Picture the scene, if you will.
You and a group of friends agree you will go out to dinner somewhere nice – let’s assume it’s to celebrate something. There are 27 of you in total.
In advance, you agree that because the bill will fairly hefty you’ll split it equally between all 27.
The big night arrives and you all meet at the restaurant, where everyone has an aperitif of the same value. Everyone has a starter course and a main course and all are roughly equal in value.
So far so good.
But then some of your group decide they want dessert and coffee, possibly dessert wine or a liqueur too. This causes concern and the group begins to fragment. There are 17 people who want the extra food and drink, 10 who don’t.
Of the 10 who don’t, some are now saying they are concerned that if the dinner doesn’t end soon they’ll miss the last train home. Others are refusing to put in an equal share of the bill – as previously agreed – because they haven’t had the extra food and drink.
So, what to do…?
Those who want to catch the last train home have two basic choices – leave now while some of their friends are finishing their dessert course and catch the train, or stay and find an alternative method of transport. They probably can’t impose their will on the others and deny them their crème brulee though. But nor should they stay and feel resentful.

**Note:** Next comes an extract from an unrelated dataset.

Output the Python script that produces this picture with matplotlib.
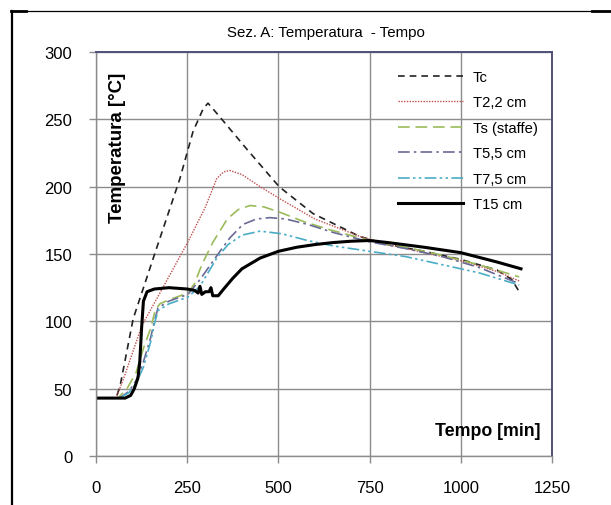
import matplotlib
matplotlib.use("Agg")
import matplotlib.pyplot as plt
from matplotlib.lines import Line2D

plt.rcParams['font.family'] = ['Liberation Sans', 'DejaVu Sans']

title = "Sez. A: Temperatura  - Tempo"
xlabel = "Tempo [min]"
ylabel = "Temperatura [°C]"
xticks = [0, 250, 500, 750, 1000, 1250]
yticks = [0, 50, 100, 150, 200, 250, 300]

# Series (time [min], temperature [°C])
tc_t = [0, 55, 66, 102, 162, 230, 266, 294, 307, 320, 345, 413, 502, 595, 723,
        800, 900, 1000, 1100, 1140, 1160]
tc_v = [43, 43, 52, 102, 151, 206, 241, 258, 262, 258, 250, 228, 200, 180, 163,
        157, 152, 146, 138, 131, 122]

t22_t = [0, 55, 75, 126, 167, 252, 300, 331, 350, 367, 400, 450, 504, 600, 724,
         800, 900, 1000, 1100, 1160]
t22_v = [43, 43, 57, 97, 117, 159, 185, 206, 211, 212, 209, 200, 191, 176, 163,
         157, 151, 145, 137, 130]

ts_t = [0, 60, 85, 110, 130, 150, 162, 175, 200, 252, 270, 290, 321, 360, 390, 422,
        460, 504, 570, 641, 750, 850, 950, 1050, 1160]
ts_v = [43, 43, 50, 62, 80, 95, 108, 113, 116, 121, 128, 142, 159, 176, 183, 186,
        185, 181, 174, 168, 160, 155, 149, 142, 133]

t55_t = [0, 65, 90, 110, 130, 150, 160, 170, 200, 252, 285, 340, 367, 403, 440, 477,
         520, 580, 650, 750, 850, 950, 1050, 1160]
t55_v = [43, 43, 48, 56, 70, 88, 100, 110, 115, 120, 131, 152, 162, 172, 176, 177,
         176, 172, 166, 159, 154, 148, 140, 128]

t75_t = [0, 65, 90, 110, 130, 150, 160, 170, 200, 252, 285, 331, 362, 400, 450,
         510, 580, 650, 750, 850, 950, 1050, 1160]
t75_v = [43, 43, 47, 54, 66, 85, 98, 108, 113, 118, 126, 147, 157, 164, 167,
         165, 160, 156, 152, 148, 142, 136, 127]

t15_t = [0, 80, 95, 105, 115, 120, 125, 130, 140, 160, 200, 250, 270, 280, 285, 290,
         300, 310, 315, 320, 335, 350, 375, 400, 450, 500, 550, 600, 650, 700, 750,
         800, 900, 1000, 1100, 1165]
t15_v = [43, 43, 45, 50, 58, 70, 95, 115, 122, 124, 125, 124, 123, 121, 126, 120,
         122, 122, 125, 119, 119, 124, 132, 139, 147, 152, 155, 157, 158.5, 159.5, 160,
         158.5, 155, 151, 144, 139]

series = [
    ("Tc", tc_t, tc_v, dict(color="#222222", lw=1.2, linestyle=(0, (4, 3)))),
    ("T2,2 cm", t22_t, t22_v, dict(color="#c0504d", lw=1.0, linestyle=(0, (1, 1)))),
    ("Ts (staffe)", ts_t, ts_v, dict(color="#9bbb59", lw=1.2, linestyle=(0, (7, 3.5)))),
    ("T5,5 cm", t55_t, t55_v, dict(color="#6a6a96", lw=1.2, linestyle=(0, (7, 2.5, 1.5, 2.5)))),
    ("T7,5 cm", t75_t, t75_v, dict(color="#4bacc6", lw=1.2, linestyle=(0, (7, 2, 1.5, 2, 1.5, 2)))),
    ("T15 cm", t15_t, t15_v, dict(color="#000000", lw=2.2, linestyle="-")),
]

W, H = 611, 506
fig = plt.figure(figsize=(W / 100, H / 100), dpi=100)
fig.patch.set_facecolor("white")

ax = fig.add_axes([96 / W, 1 - 457 / H, (552 - 96) / W, (457 - 53) / H])
for name, t, v, st in series:
    ax.plot(t, v, label=name, **st)

ax.set_xlim(0, 1250)
ax.set_ylim(0, 300)
ax.set_xticks(xticks)
ax.set_yticks(yticks)
ax.grid(True, color="#8c8c8c", lw=1.0)
ax.set_axisbelow(True)
ax.tick_params(axis="both", direction="out", length=5, width=1, color="#8c8c8c",
               labelsize=12, pad=12)
for s in ["left", "bottom"]:
    ax.spines[s].set_color("#8c8c8c")
    ax.spines[s].set_linewidth(1.0)
for s in ["top", "right"]:
    ax.spines[s].set_color("#50507a")
    ax.spines[s].set_linewidth(1.4)

ax.text(0.048, 0.764, ylabel, transform=ax.transAxes, rotation=90, ha="center",
        va="center", fontsize=13.5, fontweight="bold")
ax.text(0.975, 0.062, xlabel, transform=ax.transAxes, ha="right", va="center",
        fontsize=12.8, fontweight="bold")

fig.text(326 / W, 1 - 33 / H, title, ha="center", va="center", fontsize=10.8)

leg = ax.legend(loc="upper left", bbox_to_anchor=(398 / W, 1 - 71 / H),
                bbox_transform=fig.transFigure, frameon=False,
                handlelength=4.4, handletextpad=0.7, labelspacing=0.78,
                borderpad=0, borderaxespad=0, prop={"size": 10.6})

# figure border lines (left and top)
fig.add_artist(Line2D([12 / W, 12 / W], [0, 1 - 11.5 / H], transform=fig.transFigure,
                      color="black", lw=1.6))
fig.add_artist(Line2D([11 / W, 1], [1 - 11.5 / H, 1 - 11.5 / H], transform=fig.transFigure,
                      color="black", lw=0.9))
fig.add_artist(Line2D([11 / W, 26 / W], [1 - 12 / H, 1 - 12 / H], transform=fig.transFigure,
                      color="black", lw=2.0))
fig.add_artist(Line2D([592 / W, 1], [1 - 12 / H, 1 - 12 / H], transform=fig.transFigure,
                      color="black", lw=2.0))

fig.savefig("out.png", dpi=100)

The division of the bill is a tricky one too. You may well feel that by being asked to pay an equal sum but having consumed less, you are subsidising those of your friends who ate and drank more. But by reneging on the prior arrangement you risk being seen as mean. You may not get invited out again.
In the end one person refuses to pay an equal amount and leaves early in order to get the train, while everyone else stays behind.
Next time the group plans to go out together it is decided that despite the previous spat there’s no reason to exclude the grumpy and impatient friend. But no one is going to feel well disposed if that person starts out saying they won’t put in an equal amount this time, yet still wants to have an equal say in where to go and what to eat.
I think we all know how we’d feel about that one person.
And I don’t think we’d call it bulldog spirit.